*PROBLEM DETAILS*:
Leave out the pictures, and return only the lines running from the one that contains "Give me the" to the one that contains "Chart.register(...registerables);", both included, exactly as they appear.

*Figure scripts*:
--- start ---
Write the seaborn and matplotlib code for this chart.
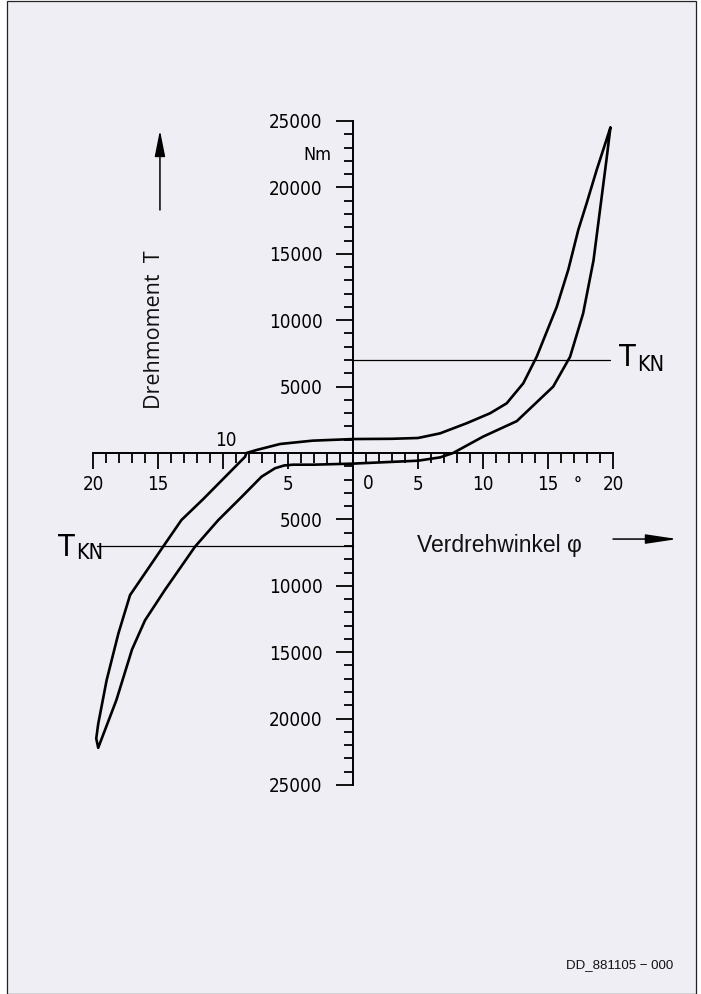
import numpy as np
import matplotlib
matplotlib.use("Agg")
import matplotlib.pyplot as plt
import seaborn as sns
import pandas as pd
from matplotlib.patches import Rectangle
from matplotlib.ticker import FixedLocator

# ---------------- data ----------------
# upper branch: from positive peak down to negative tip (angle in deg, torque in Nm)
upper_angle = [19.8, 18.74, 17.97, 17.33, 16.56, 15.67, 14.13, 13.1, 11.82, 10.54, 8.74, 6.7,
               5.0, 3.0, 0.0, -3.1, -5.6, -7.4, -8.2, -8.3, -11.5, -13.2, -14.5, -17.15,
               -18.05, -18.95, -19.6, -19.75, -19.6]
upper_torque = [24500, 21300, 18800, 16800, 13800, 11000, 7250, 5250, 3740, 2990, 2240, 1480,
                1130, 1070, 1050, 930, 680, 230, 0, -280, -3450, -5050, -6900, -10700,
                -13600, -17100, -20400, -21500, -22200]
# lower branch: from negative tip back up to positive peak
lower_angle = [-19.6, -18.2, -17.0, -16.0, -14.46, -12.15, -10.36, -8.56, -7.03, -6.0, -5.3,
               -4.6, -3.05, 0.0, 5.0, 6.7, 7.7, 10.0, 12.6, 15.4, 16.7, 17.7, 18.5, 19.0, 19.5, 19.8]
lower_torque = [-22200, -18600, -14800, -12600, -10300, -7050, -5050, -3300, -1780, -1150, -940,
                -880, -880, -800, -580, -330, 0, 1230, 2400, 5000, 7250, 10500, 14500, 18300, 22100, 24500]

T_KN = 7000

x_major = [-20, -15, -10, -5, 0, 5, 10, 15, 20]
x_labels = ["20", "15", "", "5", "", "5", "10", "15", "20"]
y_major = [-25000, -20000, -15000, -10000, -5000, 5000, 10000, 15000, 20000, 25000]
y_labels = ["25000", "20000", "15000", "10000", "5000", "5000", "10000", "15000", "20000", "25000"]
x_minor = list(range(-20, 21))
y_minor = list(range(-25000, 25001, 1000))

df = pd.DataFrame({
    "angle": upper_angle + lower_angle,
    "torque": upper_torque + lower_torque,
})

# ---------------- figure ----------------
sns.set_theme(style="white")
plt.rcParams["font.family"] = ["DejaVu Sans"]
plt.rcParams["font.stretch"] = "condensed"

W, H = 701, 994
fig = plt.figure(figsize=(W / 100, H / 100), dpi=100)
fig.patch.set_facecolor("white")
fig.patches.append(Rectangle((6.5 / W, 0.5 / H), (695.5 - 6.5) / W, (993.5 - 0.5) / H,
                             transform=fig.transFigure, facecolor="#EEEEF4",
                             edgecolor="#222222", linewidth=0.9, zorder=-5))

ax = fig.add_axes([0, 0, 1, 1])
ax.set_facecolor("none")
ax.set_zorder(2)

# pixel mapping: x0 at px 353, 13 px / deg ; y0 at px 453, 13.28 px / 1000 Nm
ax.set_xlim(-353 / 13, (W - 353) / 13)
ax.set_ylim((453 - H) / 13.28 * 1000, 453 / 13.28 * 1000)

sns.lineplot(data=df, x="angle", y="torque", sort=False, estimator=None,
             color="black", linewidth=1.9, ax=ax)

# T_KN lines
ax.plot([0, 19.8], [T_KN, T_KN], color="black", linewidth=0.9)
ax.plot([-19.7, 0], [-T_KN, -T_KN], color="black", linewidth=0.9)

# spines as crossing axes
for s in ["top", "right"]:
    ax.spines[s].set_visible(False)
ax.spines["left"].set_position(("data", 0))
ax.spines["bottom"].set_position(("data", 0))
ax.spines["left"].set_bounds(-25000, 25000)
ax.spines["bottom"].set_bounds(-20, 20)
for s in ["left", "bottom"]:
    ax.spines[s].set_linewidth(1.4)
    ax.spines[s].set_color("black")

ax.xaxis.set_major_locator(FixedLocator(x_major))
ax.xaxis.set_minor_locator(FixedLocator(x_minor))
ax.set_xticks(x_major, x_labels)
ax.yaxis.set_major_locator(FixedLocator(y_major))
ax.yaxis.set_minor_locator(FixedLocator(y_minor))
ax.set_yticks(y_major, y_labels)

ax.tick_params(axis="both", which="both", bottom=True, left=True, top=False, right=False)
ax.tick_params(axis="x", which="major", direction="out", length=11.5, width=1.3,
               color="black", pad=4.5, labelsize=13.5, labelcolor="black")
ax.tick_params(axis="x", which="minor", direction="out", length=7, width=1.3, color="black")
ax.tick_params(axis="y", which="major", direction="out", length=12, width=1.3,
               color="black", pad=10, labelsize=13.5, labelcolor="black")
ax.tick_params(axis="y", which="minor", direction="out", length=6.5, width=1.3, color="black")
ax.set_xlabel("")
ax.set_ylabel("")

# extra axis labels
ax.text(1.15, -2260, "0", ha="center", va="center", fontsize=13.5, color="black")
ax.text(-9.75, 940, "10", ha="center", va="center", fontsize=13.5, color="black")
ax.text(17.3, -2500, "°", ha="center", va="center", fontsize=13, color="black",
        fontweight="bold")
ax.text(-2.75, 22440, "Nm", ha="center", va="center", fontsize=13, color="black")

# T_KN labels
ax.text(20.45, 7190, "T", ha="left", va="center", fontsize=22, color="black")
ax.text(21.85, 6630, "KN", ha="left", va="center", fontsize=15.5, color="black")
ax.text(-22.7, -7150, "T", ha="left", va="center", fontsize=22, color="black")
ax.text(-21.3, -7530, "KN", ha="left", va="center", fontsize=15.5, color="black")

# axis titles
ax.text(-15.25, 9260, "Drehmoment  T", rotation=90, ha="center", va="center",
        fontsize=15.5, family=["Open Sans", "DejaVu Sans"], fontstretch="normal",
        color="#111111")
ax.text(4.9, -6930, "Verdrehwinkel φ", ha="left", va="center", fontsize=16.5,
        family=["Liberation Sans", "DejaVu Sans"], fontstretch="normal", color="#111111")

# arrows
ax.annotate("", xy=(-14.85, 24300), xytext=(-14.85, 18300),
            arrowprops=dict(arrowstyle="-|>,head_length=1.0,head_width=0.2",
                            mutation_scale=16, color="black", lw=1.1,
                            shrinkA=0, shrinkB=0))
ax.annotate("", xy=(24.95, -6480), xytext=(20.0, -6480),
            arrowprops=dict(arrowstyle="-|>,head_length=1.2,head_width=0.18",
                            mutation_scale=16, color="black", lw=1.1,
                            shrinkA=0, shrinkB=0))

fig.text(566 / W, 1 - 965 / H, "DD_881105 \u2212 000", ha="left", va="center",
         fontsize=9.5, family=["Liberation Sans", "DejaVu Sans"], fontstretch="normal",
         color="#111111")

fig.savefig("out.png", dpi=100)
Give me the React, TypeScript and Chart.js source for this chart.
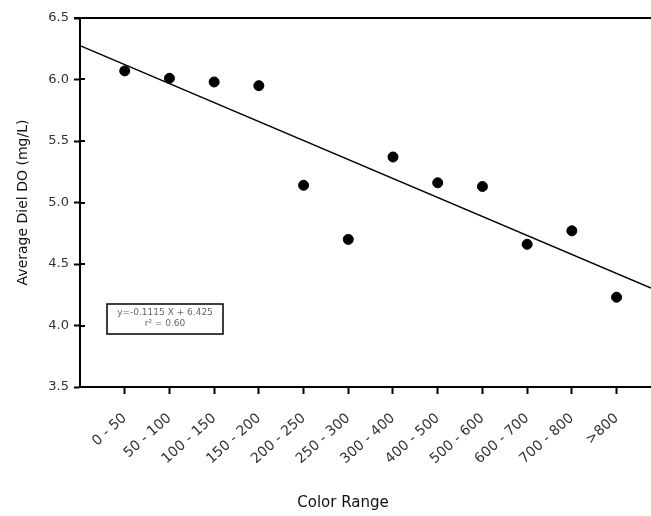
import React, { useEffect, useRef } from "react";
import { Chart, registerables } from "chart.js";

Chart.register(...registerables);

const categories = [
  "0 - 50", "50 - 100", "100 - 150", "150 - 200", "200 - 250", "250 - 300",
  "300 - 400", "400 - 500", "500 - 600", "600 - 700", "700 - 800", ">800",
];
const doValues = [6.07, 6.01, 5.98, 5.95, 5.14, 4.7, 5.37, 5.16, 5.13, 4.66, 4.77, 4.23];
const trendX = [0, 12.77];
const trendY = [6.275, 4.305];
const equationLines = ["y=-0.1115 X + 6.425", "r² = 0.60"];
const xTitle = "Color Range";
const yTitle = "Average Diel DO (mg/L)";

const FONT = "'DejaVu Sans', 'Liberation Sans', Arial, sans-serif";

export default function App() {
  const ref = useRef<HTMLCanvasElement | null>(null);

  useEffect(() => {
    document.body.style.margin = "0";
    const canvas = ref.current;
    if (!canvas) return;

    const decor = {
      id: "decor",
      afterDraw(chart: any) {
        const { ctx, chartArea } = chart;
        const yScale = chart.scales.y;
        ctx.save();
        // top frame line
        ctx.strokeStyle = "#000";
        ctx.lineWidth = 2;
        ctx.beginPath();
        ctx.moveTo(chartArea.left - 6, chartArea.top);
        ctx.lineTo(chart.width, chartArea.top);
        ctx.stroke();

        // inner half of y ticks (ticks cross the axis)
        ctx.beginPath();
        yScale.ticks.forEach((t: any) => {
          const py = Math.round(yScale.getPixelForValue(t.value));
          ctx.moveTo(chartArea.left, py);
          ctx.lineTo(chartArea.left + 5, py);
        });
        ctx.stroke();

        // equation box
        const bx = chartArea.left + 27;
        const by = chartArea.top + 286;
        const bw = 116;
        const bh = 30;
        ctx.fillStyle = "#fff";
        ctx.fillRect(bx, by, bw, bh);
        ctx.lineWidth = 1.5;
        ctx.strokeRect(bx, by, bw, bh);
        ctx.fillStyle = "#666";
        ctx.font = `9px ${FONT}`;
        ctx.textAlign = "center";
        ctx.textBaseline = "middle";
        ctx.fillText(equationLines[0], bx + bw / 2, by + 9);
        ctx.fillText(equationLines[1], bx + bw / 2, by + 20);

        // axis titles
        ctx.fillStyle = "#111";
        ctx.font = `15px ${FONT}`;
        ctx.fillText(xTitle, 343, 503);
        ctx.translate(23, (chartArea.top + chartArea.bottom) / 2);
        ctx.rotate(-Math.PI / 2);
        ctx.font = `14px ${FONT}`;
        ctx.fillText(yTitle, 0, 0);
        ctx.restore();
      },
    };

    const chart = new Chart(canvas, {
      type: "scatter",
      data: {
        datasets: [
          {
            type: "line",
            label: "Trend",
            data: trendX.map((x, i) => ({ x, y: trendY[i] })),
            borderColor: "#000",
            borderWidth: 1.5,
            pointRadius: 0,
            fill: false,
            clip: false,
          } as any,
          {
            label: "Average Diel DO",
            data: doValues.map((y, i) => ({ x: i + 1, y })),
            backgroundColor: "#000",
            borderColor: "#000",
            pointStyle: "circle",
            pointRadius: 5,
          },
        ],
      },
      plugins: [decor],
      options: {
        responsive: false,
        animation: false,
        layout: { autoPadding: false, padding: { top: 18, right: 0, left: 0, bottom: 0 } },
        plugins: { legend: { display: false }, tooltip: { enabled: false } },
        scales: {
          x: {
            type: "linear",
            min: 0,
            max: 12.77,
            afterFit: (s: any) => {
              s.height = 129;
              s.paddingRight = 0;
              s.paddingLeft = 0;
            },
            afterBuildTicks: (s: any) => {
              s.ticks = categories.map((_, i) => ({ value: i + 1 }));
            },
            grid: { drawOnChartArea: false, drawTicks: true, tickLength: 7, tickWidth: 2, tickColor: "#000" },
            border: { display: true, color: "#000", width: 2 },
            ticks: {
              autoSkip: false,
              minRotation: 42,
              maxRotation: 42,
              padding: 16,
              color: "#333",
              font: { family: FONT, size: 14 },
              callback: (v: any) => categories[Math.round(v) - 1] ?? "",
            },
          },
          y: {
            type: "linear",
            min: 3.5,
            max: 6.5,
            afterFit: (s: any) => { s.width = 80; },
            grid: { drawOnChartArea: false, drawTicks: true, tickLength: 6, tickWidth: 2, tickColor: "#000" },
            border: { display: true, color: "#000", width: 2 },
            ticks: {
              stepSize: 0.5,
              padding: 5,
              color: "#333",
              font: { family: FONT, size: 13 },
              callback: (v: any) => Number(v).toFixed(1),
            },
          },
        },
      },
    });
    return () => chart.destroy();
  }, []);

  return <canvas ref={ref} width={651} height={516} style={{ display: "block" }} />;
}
--- end ---
*ANSWER TO THE EXERCISE*:
Give me the React, TypeScript and Chart.js source for this chart.
import React, { useEffect, useRef } from "react";
import { Chart, registerables } from "chart.js";

Chart.register(...registerables);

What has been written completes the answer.